--- BEGIN INFORMATION PROVIDED ---
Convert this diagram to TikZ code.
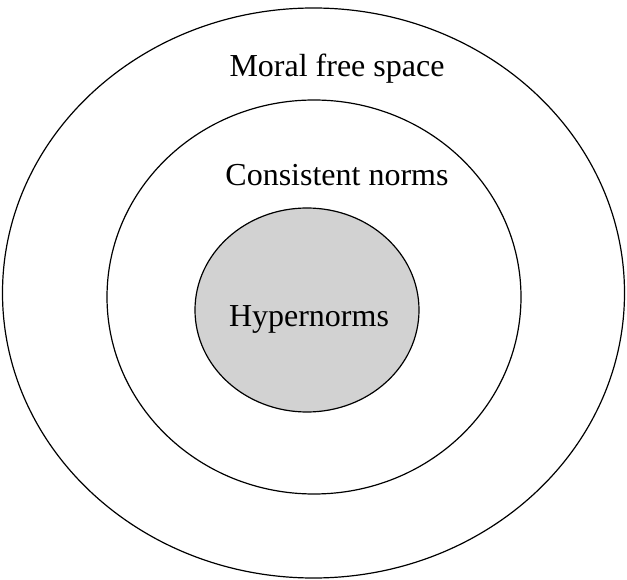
\documentclass[tikz,border=0pt]{standalone}
\usepackage{fontspec}
\setmainfont{Liberation Serif}
\usetikzlibrary{positioning, shapes.geometric}
\definecolor{hypergray}{HTML}{D2D2D2}

\tikzset{
  ring/.style={draw, ellipse, line width=1.2pt, inner sep=0pt},
  label text/.style={font=\fontsize{32}{38}\selectfont, inner sep=0pt}
}

\begin{document}
\begin{tikzpicture}[x=1pt, y=-1pt]
  \useasboundingbox (0,0) rectangle (627,580);
  % nested norm zones
  \node[ring, minimum width=622pt, minimum height=570pt] (moral) at (313.5,293) {};
  \node[ring, minimum width=414pt, minimum height=394pt] (consistent) at (314,297) {};
  \node[ring, fill=hypergray, minimum width=224pt, minimum height=204pt] (hyper) at (307,310) {};
  % zone names
  \node[label text] (moraltext) at (337,69) {Moral free space};
  \node[label text] (consistenttext) at (337,175) {Consistent norms};
  \node[label text] (hypertext) at (309,319) {Hypernorms};
\end{tikzpicture}
\end{document}
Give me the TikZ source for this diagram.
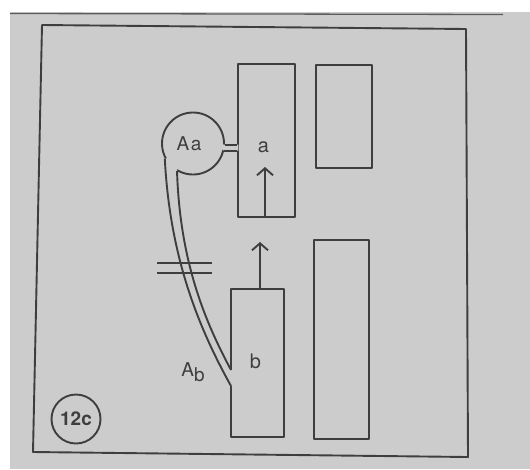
--- END INFORMATION PROVIDED ---
* THE EXERCISE *
Extract all the entries word for word; omit any pictures.

* FULL ANSWER *
Convert this diagram to TikZ code.
\documentclass[tikz,border=0pt]{standalone}
\usepackage{fontspec}
\setmainfont{Liberation Serif}
\usetikzlibrary{positioning, shapes.geometric}
\definecolor{hypergray}{HTML}{D2D2D2}

\tikzset{
  ring/.style={draw, ellipse, line width=1.2pt, inner sep=0pt},
  label text/.style={font=\fontsize{32}{38}\selectfont, inner sep=0pt}
}

\begin{document}
\begin{tikzpicture}[x=1pt, y=-1pt]
  \useasboundingbox (0,0) rectangle (627,580);
  % nested norm zones
  \node[ring, minimum width=622pt, minimum height=570pt] (moral) at (313.5,293) {};
  \node[ring, minimum width=414pt, minimum height=394pt] (consistent) at (314,297) {};
  \node[ring, fill=hypergray, minimum width=224pt, minimum height=204pt] (hyper) at (307,310) {};
  % zone names
  \node[label text] (moraltext) at (337,69) {Moral free space};
  \node[label text] (consistenttext) at (337,175) {Consistent norms};
  \node[label text] (hypertext) at (309,319) {Hypernorms};
\end{tikzpicture}
\end{document}
Give me the TikZ source for this diagram.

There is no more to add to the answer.